## Problem
Reproduce the listing word for word, leaving every picture behind.

__________________________________________________

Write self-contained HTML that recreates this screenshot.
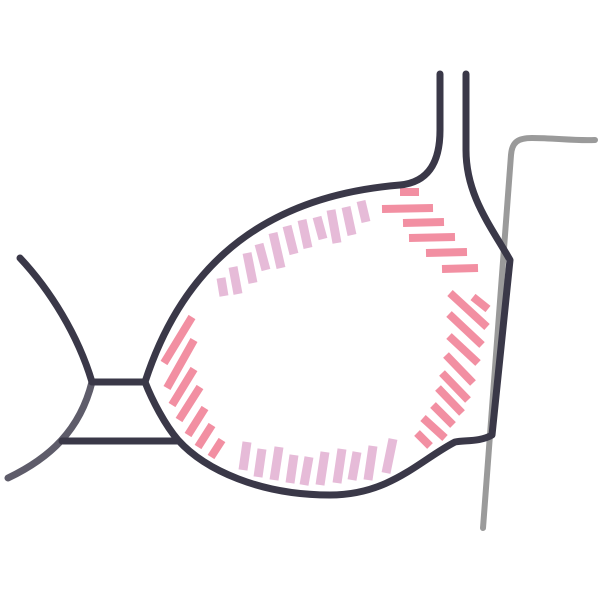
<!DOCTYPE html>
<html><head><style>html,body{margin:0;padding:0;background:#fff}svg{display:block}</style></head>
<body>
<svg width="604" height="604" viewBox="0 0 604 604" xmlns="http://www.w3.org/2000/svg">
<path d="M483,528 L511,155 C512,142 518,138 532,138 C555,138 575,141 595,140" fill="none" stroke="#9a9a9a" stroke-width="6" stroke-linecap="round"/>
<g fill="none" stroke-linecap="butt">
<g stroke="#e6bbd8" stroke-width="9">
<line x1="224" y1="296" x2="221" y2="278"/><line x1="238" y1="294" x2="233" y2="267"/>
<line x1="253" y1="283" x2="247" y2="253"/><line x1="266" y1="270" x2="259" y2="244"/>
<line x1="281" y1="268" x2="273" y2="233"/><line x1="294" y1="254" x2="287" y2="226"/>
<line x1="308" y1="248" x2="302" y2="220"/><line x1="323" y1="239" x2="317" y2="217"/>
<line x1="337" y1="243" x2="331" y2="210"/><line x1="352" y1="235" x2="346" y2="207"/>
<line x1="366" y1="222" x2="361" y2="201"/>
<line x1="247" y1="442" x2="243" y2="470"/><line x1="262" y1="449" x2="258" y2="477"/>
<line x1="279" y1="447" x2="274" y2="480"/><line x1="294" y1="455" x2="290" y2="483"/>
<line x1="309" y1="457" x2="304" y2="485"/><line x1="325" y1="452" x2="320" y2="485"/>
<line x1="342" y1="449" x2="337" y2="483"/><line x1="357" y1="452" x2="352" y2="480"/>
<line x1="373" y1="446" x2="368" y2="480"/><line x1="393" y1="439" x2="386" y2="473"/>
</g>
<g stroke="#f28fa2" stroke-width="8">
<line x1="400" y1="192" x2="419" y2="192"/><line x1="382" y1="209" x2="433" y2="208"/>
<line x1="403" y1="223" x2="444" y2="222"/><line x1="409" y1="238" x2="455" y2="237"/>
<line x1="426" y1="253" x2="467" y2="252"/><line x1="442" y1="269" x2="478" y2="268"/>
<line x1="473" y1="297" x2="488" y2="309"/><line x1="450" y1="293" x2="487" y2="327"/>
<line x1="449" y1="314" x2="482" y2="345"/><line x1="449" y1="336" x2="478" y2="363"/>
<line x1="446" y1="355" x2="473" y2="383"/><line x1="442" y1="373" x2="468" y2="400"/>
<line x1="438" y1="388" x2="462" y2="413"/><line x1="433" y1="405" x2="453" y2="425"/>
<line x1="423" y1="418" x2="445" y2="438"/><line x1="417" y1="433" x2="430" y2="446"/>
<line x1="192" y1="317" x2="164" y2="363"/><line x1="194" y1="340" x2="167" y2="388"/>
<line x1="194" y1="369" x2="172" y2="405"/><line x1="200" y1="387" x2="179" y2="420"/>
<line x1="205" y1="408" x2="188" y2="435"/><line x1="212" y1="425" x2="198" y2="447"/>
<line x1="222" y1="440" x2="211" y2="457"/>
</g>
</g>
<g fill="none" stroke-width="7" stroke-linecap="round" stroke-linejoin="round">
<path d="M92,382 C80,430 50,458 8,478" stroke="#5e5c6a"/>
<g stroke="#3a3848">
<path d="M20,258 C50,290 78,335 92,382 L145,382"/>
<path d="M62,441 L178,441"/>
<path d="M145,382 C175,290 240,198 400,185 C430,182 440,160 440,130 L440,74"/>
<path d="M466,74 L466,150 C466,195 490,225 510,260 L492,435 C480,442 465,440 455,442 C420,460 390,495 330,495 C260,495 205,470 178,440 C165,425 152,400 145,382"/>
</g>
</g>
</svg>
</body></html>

__________________________________________________

## Solution
Write self-contained HTML that recreates this screenshot.
<!DOCTYPE html>
<html><head><style>html,body{margin:0;padding:0;background:#fff}svg{display:block}</style></head>
<body>
<svg width="604" height="604" viewBox="0 0 604 604" xmlns="http://www.w3.org/2000/svg">
<path d="M483,528 L511,155 C512,142 518,138 532,138 C555,138 575,141 595,140" fill="none" stroke="#9a9a9a" stroke-width="6" stroke-linecap="round"/>
<g fill="none" stroke-linecap="butt">
<g stroke="#e6bbd8" stroke-width="9">
<line x1="224" y1="296" x2="221" y2="278"/><line x1="238" y1="294" x2="233" y2="267"/>
<line x1="253" y1="283" x2="247" y2="253"/><line x1="266" y1="270" x2="259" y2="244"/>
<line x1="281" y1="268" x2="273" y2="233"/><line x1="294" y1="254" x2="287" y2="226"/>
<line x1="308" y1="248" x2="302" y2="220"/><line x1="323" y1="239" x2="317" y2="217"/>
<line x1="337" y1="243" x2="331" y2="210"/><line x1="352" y1="235" x2="346" y2="207"/>
<line x1="366" y1="222" x2="361" y2="201"/>
<line x1="247" y1="442" x2="243" y2="470"/><line x1="262" y1="449" x2="258" y2="477"/>
<line x1="279" y1="447" x2="274" y2="480"/><line x1="294" y1="455" x2="290" y2="483"/>
<line x1="309" y1="457" x2="304" y2="485"/><line x1="325" y1="452" x2="320" y2="485"/>
<line x1="342" y1="449" x2="337" y2="483"/><line x1="357" y1="452" x2="352" y2="480"/>
<line x1="373" y1="446" x2="368" y2="480"/><line x1="393" y1="439" x2="386" y2="473"/>
</g>
<g stroke="#f28fa2" stroke-width="8">
<line x1="400" y1="192" x2="419" y2="192"/><line x1="382" y1="209" x2="433" y2="208"/>
<line x1="403" y1="223" x2="444" y2="222"/><line x1="409" y1="238" x2="455" y2="237"/>
<line x1="426" y1="253" x2="467" y2="252"/><line x1="442" y1="269" x2="478" y2="268"/>
<line x1="473" y1="297" x2="488" y2="309"/><line x1="450" y1="293" x2="487" y2="327"/>
<line x1="449" y1="314" x2="482" y2="345"/><line x1="449" y1="336" x2="478" y2="363"/>
<line x1="446" y1="355" x2="473" y2="383"/><line x1="442" y1="373" x2="468" y2="400"/>
<line x1="438" y1="388" x2="462" y2="413"/><line x1="433" y1="405" x2="453" y2="425"/>
<line x1="423" y1="418" x2="445" y2="438"/><line x1="417" y1="433" x2="430" y2="446"/>
<line x1="192" y1="317" x2="164" y2="363"/><line x1="194" y1="340" x2="167" y2="388"/>
<line x1="194" y1="369" x2="172" y2="405"/><line x1="200" y1="387" x2="179" y2="420"/>
<line x1="205" y1="408" x2="188" y2="435"/><line x1="212" y1="425" x2="198" y2="447"/>
<line x1="222" y1="440" x2="211" y2="457"/>
</g>
</g>
<g fill="none" stroke-width="7" stroke-linecap="round" stroke-linejoin="round">
<path d="M92,382 C80,430 50,458 8,478" stroke="#5e5c6a"/>
<g stroke="#3a3848">
<path d="M20,258 C50,290 78,335 92,382 L145,382"/>
<path d="M62,441 L178,441"/>
<path d="M145,382 C175,290 240,198 400,185 C430,182 440,160 440,130 L440,74"/>
<path d="M466,74 L466,150 C466,195 490,225 510,260 L492,435 C480,442 465,440 455,442 C420,460 390,495 330,495 C260,495 205,470 178,440 C165,425 152,400 145,382"/>
</g>
</g>
</svg>
</body></html>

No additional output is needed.